Home
Issues Involved:
The judgment involves the cancellation of a penalty under section 271D of the Income-tax Act, 1961, related to loans received through transfer entries instead of account payee cheques or bank drafts. Details of the Judgment: Issue 1: Penalty under section 271D The Assessing Officer imposed a penalty under section 271D due to loans received not through account payee cheques or bank drafts. The CIT(A) canceled the penalty, stating that no cash transactions were involved, and the loans were a bifurcation of existing amounts among family members, hence not applicable. The Revenue argued that the loans were received through journal entries, citing precedents, but the Tribunal found the cases distinguishable, upholding the CIT(A)'s decision. Issue 2: Interpretation of Section 269SS The assessee, an HUF, split a credit balance among family members through journal entries, contending it wasn't a loan or deposit under section 269SS as money didn't pass from one person to another. The Counsel relied on legal definitions and precedents to support that the transactions were genuine and not for tax evasion.
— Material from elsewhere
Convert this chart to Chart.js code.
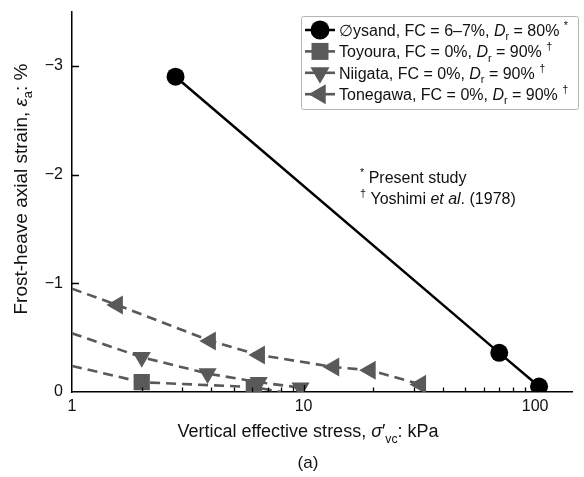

The Tribunal agreed, emphasizing that section 269SS applies only to actual money transfers as loans or deposits, not journal entries acknowledging debts. Conclusion: After reviewing the facts and legal arguments, the Tribunal found no violation of section 269SS by the assessee and upheld the CIT(A)'s decision to cancel the penalty under section 271D. Consequently, the appeal of the Revenue was dismissed.